▶ WHAT THE EXERCISE ASKS
Copy these lines exactly and nothing else: from the line holding "Recreate this image" to the line holding "plt.rcParams['font.family'] = ['Noto", both lines included.

▶ DATASET EXCERPTS
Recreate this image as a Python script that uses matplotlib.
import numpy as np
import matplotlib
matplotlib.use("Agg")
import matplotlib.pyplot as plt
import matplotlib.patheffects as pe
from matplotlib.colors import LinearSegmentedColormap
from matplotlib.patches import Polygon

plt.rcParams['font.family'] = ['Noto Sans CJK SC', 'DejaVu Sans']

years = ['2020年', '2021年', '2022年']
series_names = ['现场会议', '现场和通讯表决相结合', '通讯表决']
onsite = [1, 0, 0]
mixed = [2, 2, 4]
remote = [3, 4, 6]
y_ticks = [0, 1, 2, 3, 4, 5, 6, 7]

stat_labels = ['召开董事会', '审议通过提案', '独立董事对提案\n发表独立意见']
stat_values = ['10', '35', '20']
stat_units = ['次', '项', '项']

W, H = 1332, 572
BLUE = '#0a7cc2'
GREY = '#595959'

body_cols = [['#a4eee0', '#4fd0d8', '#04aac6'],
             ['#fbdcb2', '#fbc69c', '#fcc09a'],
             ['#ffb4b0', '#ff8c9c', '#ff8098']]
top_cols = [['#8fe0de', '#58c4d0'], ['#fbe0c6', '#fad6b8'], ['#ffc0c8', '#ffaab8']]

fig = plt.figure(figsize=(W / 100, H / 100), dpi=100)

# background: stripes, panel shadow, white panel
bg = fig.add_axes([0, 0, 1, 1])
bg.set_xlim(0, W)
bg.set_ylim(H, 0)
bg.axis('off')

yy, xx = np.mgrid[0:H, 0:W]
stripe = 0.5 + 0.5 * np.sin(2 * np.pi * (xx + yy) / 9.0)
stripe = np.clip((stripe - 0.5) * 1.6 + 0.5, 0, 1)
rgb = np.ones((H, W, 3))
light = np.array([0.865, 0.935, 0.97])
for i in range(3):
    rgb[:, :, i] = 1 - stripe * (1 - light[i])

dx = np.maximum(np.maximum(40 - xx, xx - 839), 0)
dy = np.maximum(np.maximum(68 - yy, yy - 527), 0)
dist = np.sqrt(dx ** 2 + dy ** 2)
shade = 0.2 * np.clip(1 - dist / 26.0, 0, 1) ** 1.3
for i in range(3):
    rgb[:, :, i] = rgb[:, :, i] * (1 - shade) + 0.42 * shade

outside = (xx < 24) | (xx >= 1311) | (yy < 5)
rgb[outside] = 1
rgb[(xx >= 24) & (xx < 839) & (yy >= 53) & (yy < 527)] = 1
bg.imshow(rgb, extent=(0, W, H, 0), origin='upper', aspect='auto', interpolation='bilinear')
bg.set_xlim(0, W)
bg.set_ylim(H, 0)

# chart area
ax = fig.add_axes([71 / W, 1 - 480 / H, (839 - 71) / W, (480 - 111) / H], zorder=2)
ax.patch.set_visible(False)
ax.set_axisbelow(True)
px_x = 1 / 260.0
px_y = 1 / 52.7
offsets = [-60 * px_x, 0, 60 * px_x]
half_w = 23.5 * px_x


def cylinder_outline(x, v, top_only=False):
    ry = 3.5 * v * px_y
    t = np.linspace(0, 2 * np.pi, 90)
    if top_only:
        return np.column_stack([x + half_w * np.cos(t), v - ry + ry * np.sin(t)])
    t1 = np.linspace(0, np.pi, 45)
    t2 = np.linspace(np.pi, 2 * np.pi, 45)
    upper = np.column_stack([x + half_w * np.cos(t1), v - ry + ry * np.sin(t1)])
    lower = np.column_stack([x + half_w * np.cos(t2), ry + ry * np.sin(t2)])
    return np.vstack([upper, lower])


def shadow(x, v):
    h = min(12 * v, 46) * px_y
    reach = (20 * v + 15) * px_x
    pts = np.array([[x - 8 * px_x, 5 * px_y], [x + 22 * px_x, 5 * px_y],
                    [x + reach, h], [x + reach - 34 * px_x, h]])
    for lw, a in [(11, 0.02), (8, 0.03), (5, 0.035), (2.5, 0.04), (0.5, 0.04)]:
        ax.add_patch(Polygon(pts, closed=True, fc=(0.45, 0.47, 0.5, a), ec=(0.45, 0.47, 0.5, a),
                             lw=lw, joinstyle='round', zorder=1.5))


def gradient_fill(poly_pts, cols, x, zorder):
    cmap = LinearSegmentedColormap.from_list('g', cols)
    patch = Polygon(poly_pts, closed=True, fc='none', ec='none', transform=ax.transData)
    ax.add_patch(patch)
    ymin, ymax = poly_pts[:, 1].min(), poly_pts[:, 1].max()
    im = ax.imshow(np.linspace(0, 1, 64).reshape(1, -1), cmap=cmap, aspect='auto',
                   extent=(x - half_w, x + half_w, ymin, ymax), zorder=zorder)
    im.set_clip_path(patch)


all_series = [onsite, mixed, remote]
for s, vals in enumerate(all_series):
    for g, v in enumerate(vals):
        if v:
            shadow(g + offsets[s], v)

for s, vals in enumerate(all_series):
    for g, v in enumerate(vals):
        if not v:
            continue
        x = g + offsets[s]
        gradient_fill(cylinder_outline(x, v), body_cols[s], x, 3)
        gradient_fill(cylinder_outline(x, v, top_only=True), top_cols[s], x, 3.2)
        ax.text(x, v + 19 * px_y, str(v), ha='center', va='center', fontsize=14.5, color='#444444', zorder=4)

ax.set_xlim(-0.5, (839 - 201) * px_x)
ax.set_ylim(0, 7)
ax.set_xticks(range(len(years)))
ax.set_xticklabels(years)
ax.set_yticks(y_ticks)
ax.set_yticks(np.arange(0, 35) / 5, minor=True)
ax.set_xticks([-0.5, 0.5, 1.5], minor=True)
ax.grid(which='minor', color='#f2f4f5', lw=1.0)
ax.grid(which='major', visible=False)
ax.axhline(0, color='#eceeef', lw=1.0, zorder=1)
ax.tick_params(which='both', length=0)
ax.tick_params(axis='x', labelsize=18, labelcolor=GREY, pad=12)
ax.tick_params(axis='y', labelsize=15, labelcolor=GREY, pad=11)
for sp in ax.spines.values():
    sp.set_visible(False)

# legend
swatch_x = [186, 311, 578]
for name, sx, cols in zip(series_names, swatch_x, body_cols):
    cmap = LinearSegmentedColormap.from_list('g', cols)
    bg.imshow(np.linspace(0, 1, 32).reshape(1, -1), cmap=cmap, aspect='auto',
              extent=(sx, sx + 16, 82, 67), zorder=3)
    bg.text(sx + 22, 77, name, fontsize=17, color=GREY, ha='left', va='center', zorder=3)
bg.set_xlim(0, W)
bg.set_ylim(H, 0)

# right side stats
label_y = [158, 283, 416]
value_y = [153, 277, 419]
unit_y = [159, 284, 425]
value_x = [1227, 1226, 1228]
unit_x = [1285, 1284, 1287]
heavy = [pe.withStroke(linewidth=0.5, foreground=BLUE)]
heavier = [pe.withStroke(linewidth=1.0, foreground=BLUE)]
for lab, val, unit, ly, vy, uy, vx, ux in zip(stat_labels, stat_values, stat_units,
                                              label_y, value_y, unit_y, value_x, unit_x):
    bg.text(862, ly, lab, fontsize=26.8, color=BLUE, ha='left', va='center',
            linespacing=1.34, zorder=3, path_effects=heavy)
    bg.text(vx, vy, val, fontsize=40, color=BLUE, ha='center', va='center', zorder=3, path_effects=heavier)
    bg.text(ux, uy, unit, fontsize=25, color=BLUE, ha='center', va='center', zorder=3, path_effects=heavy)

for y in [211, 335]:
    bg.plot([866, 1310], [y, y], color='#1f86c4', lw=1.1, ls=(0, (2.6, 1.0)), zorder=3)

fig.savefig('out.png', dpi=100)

--

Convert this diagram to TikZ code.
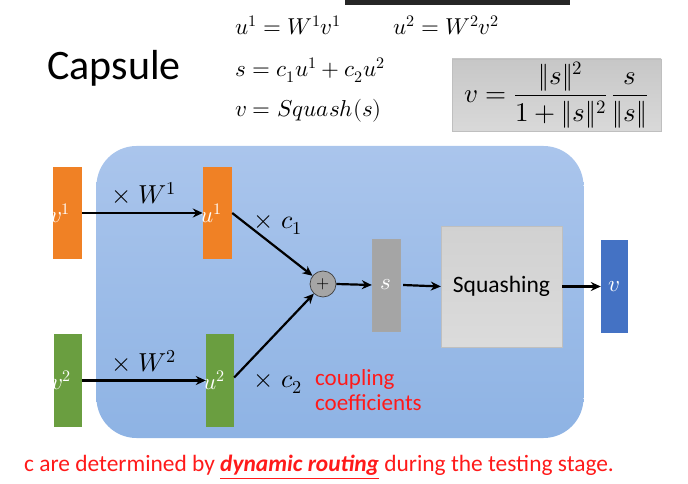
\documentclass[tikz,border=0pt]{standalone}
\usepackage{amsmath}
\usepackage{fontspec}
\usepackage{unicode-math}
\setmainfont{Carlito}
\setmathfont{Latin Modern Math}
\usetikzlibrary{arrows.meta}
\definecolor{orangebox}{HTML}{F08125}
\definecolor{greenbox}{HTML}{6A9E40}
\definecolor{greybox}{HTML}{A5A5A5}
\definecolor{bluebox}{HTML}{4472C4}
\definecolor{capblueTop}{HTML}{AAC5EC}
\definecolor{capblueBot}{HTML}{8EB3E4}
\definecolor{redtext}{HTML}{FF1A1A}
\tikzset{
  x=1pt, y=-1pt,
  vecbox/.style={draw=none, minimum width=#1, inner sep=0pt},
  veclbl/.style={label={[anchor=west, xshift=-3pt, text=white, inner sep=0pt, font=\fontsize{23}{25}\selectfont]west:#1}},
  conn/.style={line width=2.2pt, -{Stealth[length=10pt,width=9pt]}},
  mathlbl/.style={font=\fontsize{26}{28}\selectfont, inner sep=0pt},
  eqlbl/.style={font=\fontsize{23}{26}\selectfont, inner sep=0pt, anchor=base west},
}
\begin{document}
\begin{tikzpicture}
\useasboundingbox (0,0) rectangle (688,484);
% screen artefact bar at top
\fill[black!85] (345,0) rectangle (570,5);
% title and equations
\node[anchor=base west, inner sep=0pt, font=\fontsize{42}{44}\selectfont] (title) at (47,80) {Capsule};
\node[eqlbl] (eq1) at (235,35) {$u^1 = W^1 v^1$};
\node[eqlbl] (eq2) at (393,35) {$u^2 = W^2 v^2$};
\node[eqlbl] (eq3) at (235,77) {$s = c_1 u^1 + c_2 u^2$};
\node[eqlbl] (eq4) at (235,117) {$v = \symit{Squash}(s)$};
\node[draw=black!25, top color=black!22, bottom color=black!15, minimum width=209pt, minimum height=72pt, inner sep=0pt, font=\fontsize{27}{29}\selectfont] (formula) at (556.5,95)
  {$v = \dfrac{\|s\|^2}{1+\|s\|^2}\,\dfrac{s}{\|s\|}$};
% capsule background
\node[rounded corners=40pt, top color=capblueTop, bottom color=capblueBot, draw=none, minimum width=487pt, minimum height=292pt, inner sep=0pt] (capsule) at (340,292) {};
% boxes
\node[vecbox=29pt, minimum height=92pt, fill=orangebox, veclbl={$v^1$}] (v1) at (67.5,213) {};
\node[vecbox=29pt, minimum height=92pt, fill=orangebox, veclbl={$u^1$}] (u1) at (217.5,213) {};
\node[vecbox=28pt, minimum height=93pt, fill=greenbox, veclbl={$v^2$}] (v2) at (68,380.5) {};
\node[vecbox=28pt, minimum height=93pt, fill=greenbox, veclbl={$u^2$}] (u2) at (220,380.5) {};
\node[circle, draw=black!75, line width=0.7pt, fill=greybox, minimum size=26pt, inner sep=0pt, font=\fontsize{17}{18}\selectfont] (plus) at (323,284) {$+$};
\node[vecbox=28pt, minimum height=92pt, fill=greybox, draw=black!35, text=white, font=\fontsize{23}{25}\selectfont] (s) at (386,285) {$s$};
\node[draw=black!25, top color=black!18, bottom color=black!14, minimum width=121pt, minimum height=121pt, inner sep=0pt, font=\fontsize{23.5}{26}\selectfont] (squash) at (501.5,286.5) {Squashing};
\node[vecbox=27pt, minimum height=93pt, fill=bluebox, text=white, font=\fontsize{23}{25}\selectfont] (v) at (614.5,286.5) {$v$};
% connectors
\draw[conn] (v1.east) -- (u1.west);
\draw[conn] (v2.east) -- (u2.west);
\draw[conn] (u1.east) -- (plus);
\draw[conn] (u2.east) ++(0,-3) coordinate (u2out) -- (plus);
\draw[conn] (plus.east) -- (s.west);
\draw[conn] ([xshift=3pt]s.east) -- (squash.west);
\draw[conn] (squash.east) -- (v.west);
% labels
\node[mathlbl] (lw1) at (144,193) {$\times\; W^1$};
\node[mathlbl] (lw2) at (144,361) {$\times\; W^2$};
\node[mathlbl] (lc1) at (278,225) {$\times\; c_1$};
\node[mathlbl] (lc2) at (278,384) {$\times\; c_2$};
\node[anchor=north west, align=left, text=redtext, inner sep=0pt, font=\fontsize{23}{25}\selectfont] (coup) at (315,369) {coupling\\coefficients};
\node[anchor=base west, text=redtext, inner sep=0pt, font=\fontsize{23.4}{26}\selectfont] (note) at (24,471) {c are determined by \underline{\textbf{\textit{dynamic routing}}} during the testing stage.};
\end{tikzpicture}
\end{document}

...

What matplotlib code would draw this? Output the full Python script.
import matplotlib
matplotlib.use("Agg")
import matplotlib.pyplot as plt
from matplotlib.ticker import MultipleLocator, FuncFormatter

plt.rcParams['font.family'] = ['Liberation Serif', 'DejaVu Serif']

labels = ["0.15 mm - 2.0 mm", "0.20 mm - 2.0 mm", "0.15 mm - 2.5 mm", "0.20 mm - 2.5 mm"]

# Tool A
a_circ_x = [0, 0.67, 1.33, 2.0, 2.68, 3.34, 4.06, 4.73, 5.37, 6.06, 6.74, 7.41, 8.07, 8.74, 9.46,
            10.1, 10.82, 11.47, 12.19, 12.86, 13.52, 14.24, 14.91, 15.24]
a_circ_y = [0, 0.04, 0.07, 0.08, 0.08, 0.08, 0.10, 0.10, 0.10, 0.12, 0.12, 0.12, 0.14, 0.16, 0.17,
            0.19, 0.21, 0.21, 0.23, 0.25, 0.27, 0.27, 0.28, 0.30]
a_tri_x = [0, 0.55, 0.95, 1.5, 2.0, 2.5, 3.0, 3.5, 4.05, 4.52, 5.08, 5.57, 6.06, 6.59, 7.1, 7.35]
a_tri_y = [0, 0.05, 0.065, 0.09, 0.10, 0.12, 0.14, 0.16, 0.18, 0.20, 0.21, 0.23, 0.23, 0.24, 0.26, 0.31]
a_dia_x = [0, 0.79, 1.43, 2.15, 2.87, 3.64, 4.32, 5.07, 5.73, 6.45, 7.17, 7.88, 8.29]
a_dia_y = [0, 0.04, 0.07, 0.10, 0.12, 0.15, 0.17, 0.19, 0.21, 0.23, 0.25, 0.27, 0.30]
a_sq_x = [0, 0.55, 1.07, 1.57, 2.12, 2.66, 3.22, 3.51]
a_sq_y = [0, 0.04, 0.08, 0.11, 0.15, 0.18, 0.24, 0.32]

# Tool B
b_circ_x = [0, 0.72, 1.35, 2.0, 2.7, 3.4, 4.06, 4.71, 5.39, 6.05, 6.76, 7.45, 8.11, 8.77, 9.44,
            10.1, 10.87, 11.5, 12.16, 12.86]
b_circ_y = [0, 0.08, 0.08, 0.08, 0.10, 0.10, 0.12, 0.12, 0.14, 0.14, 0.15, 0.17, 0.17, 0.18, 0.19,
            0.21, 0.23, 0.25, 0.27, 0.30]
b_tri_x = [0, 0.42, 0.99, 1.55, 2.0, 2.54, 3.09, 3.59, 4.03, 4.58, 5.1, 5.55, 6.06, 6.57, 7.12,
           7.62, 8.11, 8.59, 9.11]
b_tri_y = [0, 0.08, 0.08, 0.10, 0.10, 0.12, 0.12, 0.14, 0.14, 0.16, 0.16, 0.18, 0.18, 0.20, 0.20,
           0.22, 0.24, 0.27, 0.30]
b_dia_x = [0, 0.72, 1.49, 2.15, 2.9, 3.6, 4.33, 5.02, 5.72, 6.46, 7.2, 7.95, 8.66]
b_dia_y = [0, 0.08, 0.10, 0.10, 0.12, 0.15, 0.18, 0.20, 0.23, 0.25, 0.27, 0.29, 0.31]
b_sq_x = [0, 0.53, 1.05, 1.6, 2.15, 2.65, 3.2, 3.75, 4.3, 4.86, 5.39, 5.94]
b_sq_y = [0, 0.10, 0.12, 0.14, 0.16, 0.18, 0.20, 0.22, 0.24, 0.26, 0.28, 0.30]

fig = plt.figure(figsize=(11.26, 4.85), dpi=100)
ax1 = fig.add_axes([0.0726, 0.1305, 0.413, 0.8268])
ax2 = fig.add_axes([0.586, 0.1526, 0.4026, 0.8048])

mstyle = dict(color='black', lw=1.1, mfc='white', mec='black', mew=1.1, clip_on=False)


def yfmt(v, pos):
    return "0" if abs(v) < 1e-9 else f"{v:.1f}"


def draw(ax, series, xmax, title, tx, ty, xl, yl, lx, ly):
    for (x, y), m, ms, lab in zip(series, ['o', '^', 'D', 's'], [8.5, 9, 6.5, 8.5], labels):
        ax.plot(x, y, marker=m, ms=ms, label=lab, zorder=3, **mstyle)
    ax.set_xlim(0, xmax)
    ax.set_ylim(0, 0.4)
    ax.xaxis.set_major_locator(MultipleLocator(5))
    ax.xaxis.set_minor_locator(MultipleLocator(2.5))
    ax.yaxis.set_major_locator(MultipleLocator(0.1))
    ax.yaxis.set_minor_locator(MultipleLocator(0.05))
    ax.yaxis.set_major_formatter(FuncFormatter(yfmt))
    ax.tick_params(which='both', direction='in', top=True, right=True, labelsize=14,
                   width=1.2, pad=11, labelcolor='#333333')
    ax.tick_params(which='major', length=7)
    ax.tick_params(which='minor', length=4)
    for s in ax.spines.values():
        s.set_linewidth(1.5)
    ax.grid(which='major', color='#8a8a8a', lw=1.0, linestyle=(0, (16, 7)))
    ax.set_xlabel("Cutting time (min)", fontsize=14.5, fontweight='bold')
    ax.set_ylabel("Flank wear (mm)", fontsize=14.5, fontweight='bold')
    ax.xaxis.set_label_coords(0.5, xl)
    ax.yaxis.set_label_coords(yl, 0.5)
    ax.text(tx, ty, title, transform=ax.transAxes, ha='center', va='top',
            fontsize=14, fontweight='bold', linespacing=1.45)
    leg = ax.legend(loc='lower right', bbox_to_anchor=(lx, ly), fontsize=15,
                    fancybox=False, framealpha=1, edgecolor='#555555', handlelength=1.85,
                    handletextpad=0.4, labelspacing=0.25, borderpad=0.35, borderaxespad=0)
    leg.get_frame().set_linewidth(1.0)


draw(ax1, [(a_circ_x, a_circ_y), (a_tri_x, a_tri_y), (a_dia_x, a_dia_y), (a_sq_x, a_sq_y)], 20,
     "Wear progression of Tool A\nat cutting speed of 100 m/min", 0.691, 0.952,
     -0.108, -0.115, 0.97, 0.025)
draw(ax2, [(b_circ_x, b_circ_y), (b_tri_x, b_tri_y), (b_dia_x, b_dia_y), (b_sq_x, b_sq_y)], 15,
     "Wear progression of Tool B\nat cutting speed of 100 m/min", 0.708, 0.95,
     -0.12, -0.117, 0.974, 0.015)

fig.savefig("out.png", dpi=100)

▶ COMPLETE RESPONSE
Recreate this image as a Python script that uses matplotlib.
import numpy as np
import matplotlib
matplotlib.use("Agg")
import matplotlib.pyplot as plt
import matplotlib.patheffects as pe
from matplotlib.colors import LinearSegmentedColormap
from matplotlib.patches import Polygon

plt.rcParams['font.family'] = ['Noto Sans CJK SC', 'DejaVu Sans']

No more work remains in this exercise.